I sent this to a friend in TN with a Golden- not sure how far it is from her, though.


----------



## GoldenShamus (Feb 26, 2007)

Have any rescues in TN been notified? 

If you go the Land of Pure Gold, you can find a rescue map which will help you identify which rescues exist in that area for goldens. Also, you may find a list on The Golden Retriever Club of America (I'm not sure which site is more updated and complete, though, so you might want to check both.)

If I were home right now, I could give you the link but I am not at my home computer.


----------



## Karen519 (Aug 21, 2006)

*GoldenShamus*

Goldenshamus:

I just e-mld. all four Gold. Ret. rescues in TN for Blondie.

All Paws crossed!!!

Thanks, AQUAClara for sending to your friend in TN.


----------



## Karen519 (Aug 21, 2006)

*I made a mistake..*

I am so sorry. I have two Gold. Ret. Pups posted on here Goldie in Arkansas Shelter and Blondie in TN Shelter.

*The pup that James of Gulf South Goldens might be able to help is the one in Arkansas. The TN Pup, has no rescue!! Help!!!!*


----------



## GoldenJoyx'stwo (Feb 25, 2007)

Can someone email the rescues on this list. I can't right now!

Tennessee Rescue Organizations on the WWW I'm not sure who is non-kill. Please check.

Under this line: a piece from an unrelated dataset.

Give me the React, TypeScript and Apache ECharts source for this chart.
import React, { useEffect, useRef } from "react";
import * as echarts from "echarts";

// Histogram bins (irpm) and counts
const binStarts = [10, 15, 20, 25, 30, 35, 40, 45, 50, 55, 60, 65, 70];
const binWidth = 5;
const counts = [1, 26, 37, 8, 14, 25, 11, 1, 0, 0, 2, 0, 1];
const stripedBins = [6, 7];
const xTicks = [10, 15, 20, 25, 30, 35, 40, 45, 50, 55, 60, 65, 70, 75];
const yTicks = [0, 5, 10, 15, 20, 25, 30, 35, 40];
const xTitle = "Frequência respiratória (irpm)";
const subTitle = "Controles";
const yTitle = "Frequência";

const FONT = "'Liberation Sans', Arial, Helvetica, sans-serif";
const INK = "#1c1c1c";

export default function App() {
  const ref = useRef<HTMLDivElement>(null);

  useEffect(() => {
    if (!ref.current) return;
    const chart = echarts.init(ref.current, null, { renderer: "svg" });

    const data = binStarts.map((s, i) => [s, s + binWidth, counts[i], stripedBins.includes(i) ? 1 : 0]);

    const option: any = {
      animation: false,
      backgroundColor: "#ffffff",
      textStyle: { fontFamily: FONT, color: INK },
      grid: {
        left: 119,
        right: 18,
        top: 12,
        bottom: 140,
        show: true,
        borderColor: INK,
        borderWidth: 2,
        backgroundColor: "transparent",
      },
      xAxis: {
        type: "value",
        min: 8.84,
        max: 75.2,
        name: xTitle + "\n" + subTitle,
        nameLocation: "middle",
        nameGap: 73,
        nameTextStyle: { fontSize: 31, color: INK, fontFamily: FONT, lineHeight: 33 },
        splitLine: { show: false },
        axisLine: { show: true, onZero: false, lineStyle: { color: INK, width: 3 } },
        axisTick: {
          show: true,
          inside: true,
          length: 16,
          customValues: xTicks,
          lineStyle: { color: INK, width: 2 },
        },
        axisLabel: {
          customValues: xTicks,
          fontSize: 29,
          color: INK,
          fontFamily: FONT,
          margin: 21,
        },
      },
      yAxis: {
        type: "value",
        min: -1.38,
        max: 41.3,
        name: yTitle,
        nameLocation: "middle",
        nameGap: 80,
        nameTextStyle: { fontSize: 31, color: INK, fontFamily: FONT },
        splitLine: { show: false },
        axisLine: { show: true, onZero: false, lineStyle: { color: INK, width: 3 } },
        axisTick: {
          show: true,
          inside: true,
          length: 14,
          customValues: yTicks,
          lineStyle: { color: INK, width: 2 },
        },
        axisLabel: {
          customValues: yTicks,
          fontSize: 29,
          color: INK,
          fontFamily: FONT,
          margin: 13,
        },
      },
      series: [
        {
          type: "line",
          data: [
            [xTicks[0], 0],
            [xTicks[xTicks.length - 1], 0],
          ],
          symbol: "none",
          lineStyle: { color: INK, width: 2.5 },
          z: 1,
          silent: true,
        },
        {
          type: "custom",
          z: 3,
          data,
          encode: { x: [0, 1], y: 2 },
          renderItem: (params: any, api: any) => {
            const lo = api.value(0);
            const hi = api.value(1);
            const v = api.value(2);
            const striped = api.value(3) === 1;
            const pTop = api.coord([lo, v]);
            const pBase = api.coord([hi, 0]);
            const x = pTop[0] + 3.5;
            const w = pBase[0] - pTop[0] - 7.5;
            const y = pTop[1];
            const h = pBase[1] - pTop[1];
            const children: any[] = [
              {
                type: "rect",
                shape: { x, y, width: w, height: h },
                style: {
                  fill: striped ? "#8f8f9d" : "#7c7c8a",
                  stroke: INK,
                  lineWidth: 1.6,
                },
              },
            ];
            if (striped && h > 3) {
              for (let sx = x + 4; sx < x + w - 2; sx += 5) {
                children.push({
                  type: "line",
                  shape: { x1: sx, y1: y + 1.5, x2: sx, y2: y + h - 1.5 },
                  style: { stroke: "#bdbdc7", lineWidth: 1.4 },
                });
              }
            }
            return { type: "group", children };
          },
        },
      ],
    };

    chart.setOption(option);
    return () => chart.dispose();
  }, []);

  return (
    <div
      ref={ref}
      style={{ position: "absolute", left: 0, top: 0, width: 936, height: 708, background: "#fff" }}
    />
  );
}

Canine Purebred Rescue Referral
Knoxville Adoptable Pets
Freedom Farm Animal Sanctuary--Robertson Co.
Happy Tales--Franklin, TN
Responsible Animal Owners of Tennessee--Memphis, TN


_*Golden Retriever *_
Pauline Stevens (Oak Ridge) [email protected] 
Pat Vogl (Oak Ridge) 865-435-1129 
Babbi Dilbeck (Oak Ridge) [email protected],


----------



## sharlin (Feb 26, 2007)

Done - last one was no longer a valid link but the others have been notified.


----------



## Brinkleysmom (Dec 17, 2005)

I sent a few emails and made a few phone calls. Should have a response sometime later today. Hopefully this will be a save. :crossfing :crossfing


----------



## GoldenJoyx'stwo (Feb 25, 2007)

Thank you both very, very much!


----------



## goldengirls&boys (Mar 4, 2007)

Oh I am so glad Karen posted these over here....she had them on chatevo and I was watching them there....I so hope that someone will get them both in Tenn and Ark....such cute girls. I get so upset seeing them in there and here I sit waiting for a rescue for me to foster.... Any news from anyone yet?


----------



## Doreens (Mar 1, 2007)

OH gee ive just seen this.Oh Thanks Donna Fingers crossed.yes I hope it will be a save.


----------



## Karen519 (Aug 21, 2006)

*Any update?*

Does anyone know if this sweetie was saved?


----------